Most remodeling projects involve compromises and ours has been no different. Though my heart was set on using myrtlewood, I decided I could still love our new kitchen with refinished oak flooring even with the thin strip widths. I couldn't love it with the same color, though. So, we elected to save some money, skip the myrtlewood, and restain/refinish the floors with a matte finish. The new color is a combination stain of "nutmeg" and "medium brown." The grooves are now sanded down smoothly as well which is a nice bonus as far as cleaning the floors go (less chance of trapping crumbs and the like).

I am liking our new floors way more than I thought I would! I am now actually relieved we didn't choose to spend the money on myrtlewood. Although I love myrtlewood in and of itself, the olivey/ashey hints of color were actually becoming problematic to design with as I was searching for other finishes -- so many stains and colors were too yellow, too red, etc, all clashing heavily with the myrtlewood. Finding things to "go with" this new floor stain has been considerably easier than the way my luck was running with myrtlewood.

And while myrtlewood is a good green "conscious" option... the best green option, of course, is usually to just reuse what you already have.

Almost full-length photo of great room in natural light at 4pm:
On a non-flooring note, you can see in the above picture that the stair wall has been cut down to a pony wall. Also the two cutouts in the stair wall are for the recessed speedcook oven, which fits just under the stair landing, as well as the recessed easel that we added to the kitchen design as one of our last steps.
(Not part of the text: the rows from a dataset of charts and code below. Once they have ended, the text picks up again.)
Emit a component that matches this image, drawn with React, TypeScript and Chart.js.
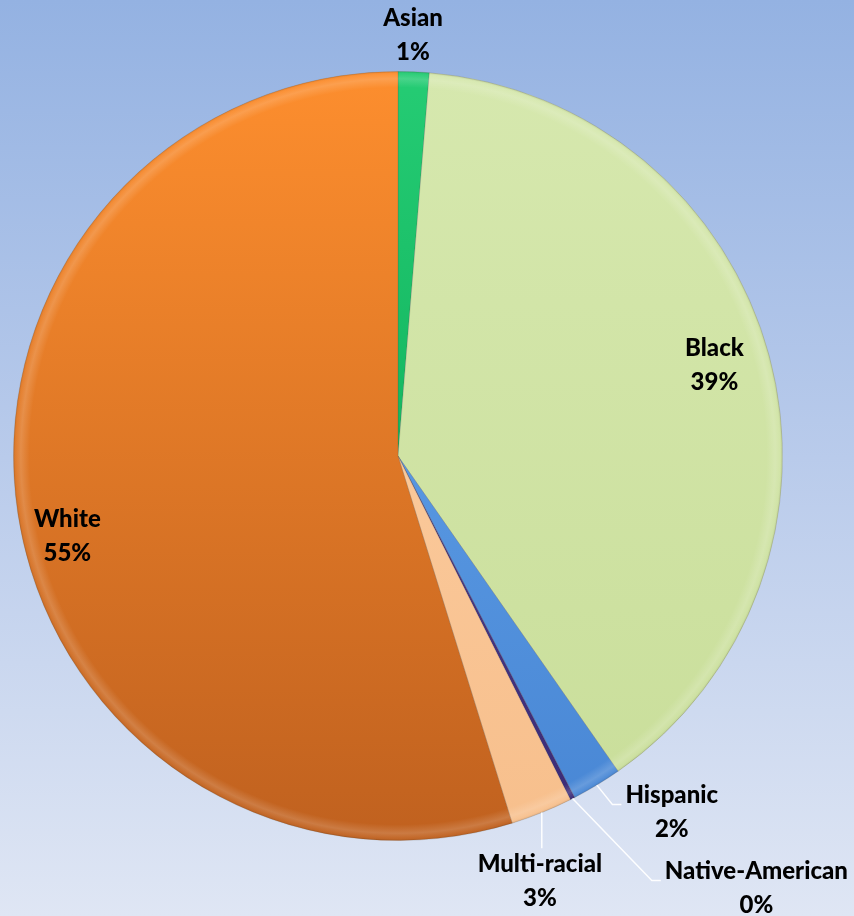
import React, { useEffect, useRef } from "react";
import { Chart, registerables } from "chart.js";

Chart.register(...registerables);

const categories = ["Asian", "Black", "Hispanic", "Native-American", "Multi-racial", "White"];
const shares = [1.3, 39.0, 2.1, 0.2, 2.6, 54.8];
const percentLabels = ["1%", "39%", "2%", "0%", "3%", "55%"];

const topColors = ["#25cc74", "#d6e8ae", "#67a8ee", "#5a4a9a", "#fed2a8", "#fd8e2e"];
const bottomColors = ["#02a04c", "#c9de9a", "#4886d4", "#3a2a76", "#f7bf8c", "#c0611f"];

// label placement relative to pie centre, in units of the radius
const labelLayout = [
  { fx: 0.039, fy: -1.094, leader: "none" },
  { fx: 0.823, fy: -0.236, leader: "none" },
  { fx: 0.712, fy: 0.927, leader: "elbow" },
  { fx: 0.932, fy: 1.125, leader: "elbow" },
  { fx: 0.369, fy: 1.106, leader: "vertical" },
  { fx: -0.86, fy: 0.21, leader: "none" },
];

const FONT = "900 24px Lato, 'Open Sans', sans-serif";
const LINE_GAP = 34;

const labelPlugin = {
  id: "sliceLabels",
  afterDatasetsDraw(chart: any) {
    const meta = chart.getDatasetMeta(0);
    const ctx: CanvasRenderingContext2D = chart.ctx;
    const a0 = meta.data[0] as any;
    const cx = a0.x;
    const cy = a0.y;
    const r = a0.outerRadius;

    // bevel rim on every slice
    meta.data.forEach((arc: any) => {
      ctx.save();
      ctx.beginPath();
      ctx.moveTo(cx, cy);
      ctx.arc(cx, cy, r, arc.startAngle, arc.endAngle);
      ctx.closePath();
      ctx.clip();
      const g = ctx.createRadialGradient(cx, cy, r - 16, cx, cy, r);
      g.addColorStop(0, "rgba(255,255,255,0)");
      g.addColorStop(0.55, "rgba(255,255,255,0.16)");
      g.addColorStop(0.85, "rgba(255,255,255,0.05)");
      g.addColorStop(1, "rgba(0,0,0,0.1)");
      ctx.fillStyle = g;
      ctx.fillRect(cx - r, cy - r, 2 * r, 2 * r);
      ctx.restore();
    });

    ctx.save();
    ctx.font = FONT;
    ctx.textAlign = "center";
    ctx.textBaseline = "middle";
    meta.data.forEach((arc: any, i: number) => {
      const lay = labelLayout[i];
      const lx = cx + lay.fx * r;
      const ly = cy + lay.fy * r;
      const name = categories[i];
      const pct = percentLabels[i];
      const mid = (arc.startAngle + arc.endAngle) / 2;
      const sx = cx + r * Math.cos(mid);
      const sy = cy + r * Math.sin(mid);
      const w = ctx.measureText(name).width;
      ctx.strokeStyle = "rgba(255,255,255,0.95)";
      ctx.lineWidth = 1.5;
      if (lay.leader === "elbow") {
        const left = lx - w / 2;
        const yy = ly - 8;
        ctx.beginPath();
        ctx.moveTo(sx, sy);
        ctx.lineTo(left - 13, yy);
        ctx.lineTo(left - 4, yy);
        ctx.stroke();
      } else if (lay.leader === "vertical") {
        ctx.beginPath();
        ctx.moveTo(sx, sy);
        ctx.lineTo(sx, ly - LINE_GAP / 2 - 16);
        ctx.stroke();
      }
      ctx.fillStyle = "#000000";
      ctx.fillText(name, lx, ly - LINE_GAP / 2);
      ctx.fillText(pct, lx, ly + LINE_GAP / 2);
    });
    ctx.restore();
  },
};

export default function App() {
  const ref = useRef<HTMLCanvasElement | null>(null);
  useEffect(() => {
    if (!ref.current) return;
    const chart = new Chart(ref.current, {
      type: "pie",
      data: {
        labels: categories,
        datasets: [
          {
            data: shares,
            backgroundColor: (c: any) => {
              const i = c.dataIndex;
              const area = c.chart.chartArea;
              if (!area) return topColors[i];
              const g = c.chart.ctx.createLinearGradient(0, area.top, 0, area.bottom);
              g.addColorStop(0, topColors[i]);
              g.addColorStop(1, bottomColors[i]);
              return g;
            },
            borderColor: "rgba(90,70,50,0.18)",
            borderWidth: 1,
          },
        ],
      },
      options: {
        animation: false,
        responsive: false,
        layout: { padding: { left: 13, right: 71, top: 71, bottom: 75 } },
        plugins: {
          legend: { display: false },
          tooltip: { enabled: false },
        },
      },
      plugins: [labelPlugin],
    });
    return () => chart.destroy();
  }, []);

  return (
    <div
      style={{
        position: "absolute",
        left: 0,
        top: 0,
        width: 854,
        height: 916,
        background: "linear-gradient(to bottom, #94b2e2 0%, #b9cbeb 50%, #dfe6f4 100%)",
      }}
    >
      <canvas ref={ref} width={854} height={916} style={{ display: "block" }} />
    </div>
  );
}
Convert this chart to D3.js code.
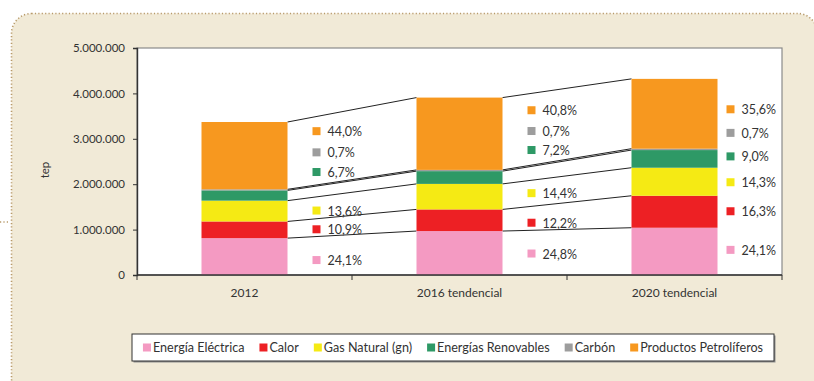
<!DOCTYPE html>
<html>
<head>
<meta charset="utf-8">
<script src="https://cdn.jsdelivr.net/npm/d3@7"></script>
<style>
  html, body { margin: 0; padding: 0; background: #ffffff; }
  svg { display: block; font-family: Lato, "Open Sans", sans-serif; }
</style>
</head>
<body>
<svg id="chart" width="814" height="381"></svg>
<script>
// Consumo de energía final por fuente (tep)
const categories = ["2012", "2016 tendencial", "2020 tendencial"];
const totals = [3370000, 3904000, 4320000];

const seriesNames = ["Energía Eléctrica", "Calor", "Gas Natural (gn)", "Energías Renovables", "Carbón", "Productos Petrolíferos"];
const seriesColors = ["#f49ac2", "#ed2024", "#f5ea14", "#2e9966", "#9d9d9d", "#f7981f"];

// share of each source in the yearly total (%)
const energiaElectrica = [24.1, 24.8, 24.1];
const calor = [10.9, 12.2, 16.3];
const gasNatural = [13.6, 14.4, 14.3];
const renovables = [6.7, 7.2, 9.0];
const carbon = [0.7, 0.7, 0.7];
const petroliferos = [44.0, 40.8, 35.6];

const yTicks = [0, 1000000, 2000000, 3000000, 4000000, 5000000];

const shares = [energiaElectrica, calor, gasNatural, renovables, carbon, petroliferos];

// small vertical nudges (px) that keep the percentage tags apart
const labelNudge = [
  [4, 0, 0, -23, -37, -24],
  [1, 3, -3, -27, -39, -23],
  [-1, 0, 1, -2, -16, -4]
];

const es = d3.formatLocale({ decimal: ",", thousands: ".", grouping: [3], currency: ["", "€"] });
const fmtInt = es.format(",d");
const fmtPct = v => es.format(".1f")(v) + "%";

const svg = d3.select("#chart");

// framed panel
svg.append("rect")
  .attr("x", 11.5).attr("y", 13.5)
  .attr("width", 806).attr("height", 385)
  .attr("rx", 20).attr("ry", 20)
  .attr("fill", "#f1ead7")
  .attr("stroke", "#b89a6a")
  .attr("stroke-width", 1.6)
  .attr("stroke-dasharray", "1.2 2.2");
svg.append("line")
  .attr("x1", 0).attr("x2", 10).attr("y1", 222).attr("y2", 222)
  .attr("stroke", "#b89a6a").attr("stroke-width", 1.6)
  .attr("stroke-dasharray", "1.2 2.2");

const plot = { left: 137, right: 782, top: 48, bottom: 275 };

const x = d3.scaleBand()
  .domain(categories)
  .range([plot.left, plot.right])
  .paddingInner(0.6)
  .paddingOuter(0.3);

const y = d3.scaleLinear()
  .domain([0, 5000000])
  .range([plot.bottom, plot.top]);

// plot area
svg.append("rect")
  .attr("x", plot.left).attr("y", plot.top)
  .attr("width", plot.right - plot.left).attr("height", plot.bottom - plot.top)
  .attr("fill", "#ffffff")
  .attr("stroke", "#8a8a8a").attr("stroke-width", 1.2);

// stacked values
const rows = categories.map((c, i) => {
  const r = { category: c };
  seriesNames.forEach((s, j) => { r[s] = totals[i] * shares[j][i] / 100; });
  return r;
});
const stacked = d3.stack().keys(seriesNames)(rows);

// connecting lines between the stacks
const bw = x.bandwidth();
const connectors = svg.append("g");
for (let i = 0; i < categories.length - 1; i++) {
  stacked.forEach(layer => {
    const a = layer[i][1], b = layer[i + 1][1];
    connectors.append("line")
      .attr("x1", x(categories[i]) + bw).attr("y1", y(a))
      .attr("x2", x(categories[i + 1])).attr("y2", y(b))
      .attr("stroke", "#222").attr("stroke-width", 1);
  });
}

// bars
svg.append("g").selectAll("g")
  .data(stacked)
  .join("g")
  .attr("fill", (d, j) => seriesColors[j])
  .selectAll("rect")
  .data(d => d)
  .join("rect")
  .attr("x", d => x(d.data.category))
  .attr("y", d => y(d[1]))
  .attr("width", bw)
  .attr("height", d => y(d[0]) - y(d[1]));

// percentage tags
const tags = svg.append("g").attr("font-size", 12.5).attr("fill", "#333");
categories.forEach((c, i) => {
  const last = i === categories.length - 1;
  const sx = x(c) + bw + (last ? 9 : 25);
  stacked.forEach((layer, j) => {
    const mid = (y(layer[i][0]) + y(layer[i][1])) / 2 + labelNudge[i][j];
    tags.append("rect")
      .attr("x", sx).attr("y", mid - 4.5)
      .attr("width", 8).attr("height", 8)
      .attr("fill", seriesColors[j]);
    tags.append("text")
      .attr("x", sx + 15).attr("y", mid)
      .attr("dy", "0.36em")
      .text(fmtPct(shares[j][i]));
  });
});

// y axis
const yAxis = svg.append("g")
  .attr("transform", `translate(${plot.left},0)`)
  .call(d3.axisLeft(y).tickValues(yTicks).tickFormat(fmtInt).tickSize(4).tickPadding(8));
yAxis.select(".domain").attr("stroke", "#333").attr("stroke-width", 1.4);
yAxis.selectAll(".tick line").attr("stroke", "#333");
yAxis.selectAll("text").attr("font-size", 11.5).attr("fill", "#333").attr("font-family", "Lato, sans-serif");

svg.append("text")
  .attr("transform", "translate(49,170) rotate(-90)")
  .attr("text-anchor", "middle")
  .attr("font-size", 11.5).attr("fill", "#333")
  .text("tep");

// x axis
svg.append("line")
  .attr("x1", plot.left).attr("x2", plot.right)
  .attr("y1", plot.bottom).attr("y2", plot.bottom)
  .attr("stroke", "#333").attr("stroke-width", 1.4);
const bounds = d3.range(categories.length + 1).map(k => plot.left + k * (plot.right - plot.left) / categories.length);
svg.append("g").selectAll("line")
  .data(bounds)
  .join("line")
  .attr("x1", d => d).attr("x2", d => d)
  .attr("y1", plot.bottom).attr("y2", plot.bottom + 5)
  .attr("stroke", "#333");
svg.append("g").selectAll("text")
  .data(categories)
  .join("text")
  .attr("x", d => x(d) + bw / 2)
  .attr("y", 297)
  .attr("text-anchor", "middle")
  .attr("font-size", 12).attr("fill", "#333")
  .text(d => d);

// legend
const lg = { x: 132, y: 334, w: 642, h: 27 };
svg.append("rect")
  .attr("x", lg.x + 1.5).attr("y", lg.y + 1.5)
  .attr("width", lg.w).attr("height", lg.h)
  .attr("fill", "#8f8f8f");
svg.append("rect")
  .attr("x", lg.x).attr("y", lg.y)
  .attr("width", lg.w).attr("height", lg.h)
  .attr("fill", "#ffffff")
  .attr("stroke", "#333").attr("stroke-width", 1);

const legend = svg.append("g").attr("font-size", 12.6).attr("fill", "#333");
const items = [];
seriesNames.forEach((s, j) => {
  const g = legend.append("g");
  g.append("rect").attr("x", 0).attr("y", -4).attr("width", 8).attr("height", 8).attr("fill", seriesColors[j]);
  const t = g.append("text").attr("x", 10).attr("dy", "0.35em").text(s);
  items.push({ g, w: 10 + t.node().getComputedTextLength() });
});
const gap = 15;
const totalW = d3.sum(items, d => d.w) + gap * (items.length - 1);
let cx = lg.x + (lg.w - totalW) / 2;
items.forEach(it => {
  it.g.attr("transform", `translate(${cx},${lg.y + lg.h / 2})`);
  cx += it.w + gap;
});
</script>
</body>
</html>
I had wanted iron or wood balusters with a rail for hardwood stairs. Again, budgetary constraints dictated compromises so I had to stick with my carpeted stairs and use a pony wall. We turned lemons into lemonade by recessing a cute little easel into the stair wall where the balusters would have been.

For now, our project is on hold for two weeks as the new floor topcoat cures. We are supposed to have no heavy-footed contractors with tools in the house, risking damage to our floors while everything sets. At the end of two weeks, we will have some painting done, baseboards put back in place, and furniture moved back into a couple rooms of the house. Then flooring protection will be reinstalled in the kitchen area, and work will proceed to actually installing cabinets in the kitchen!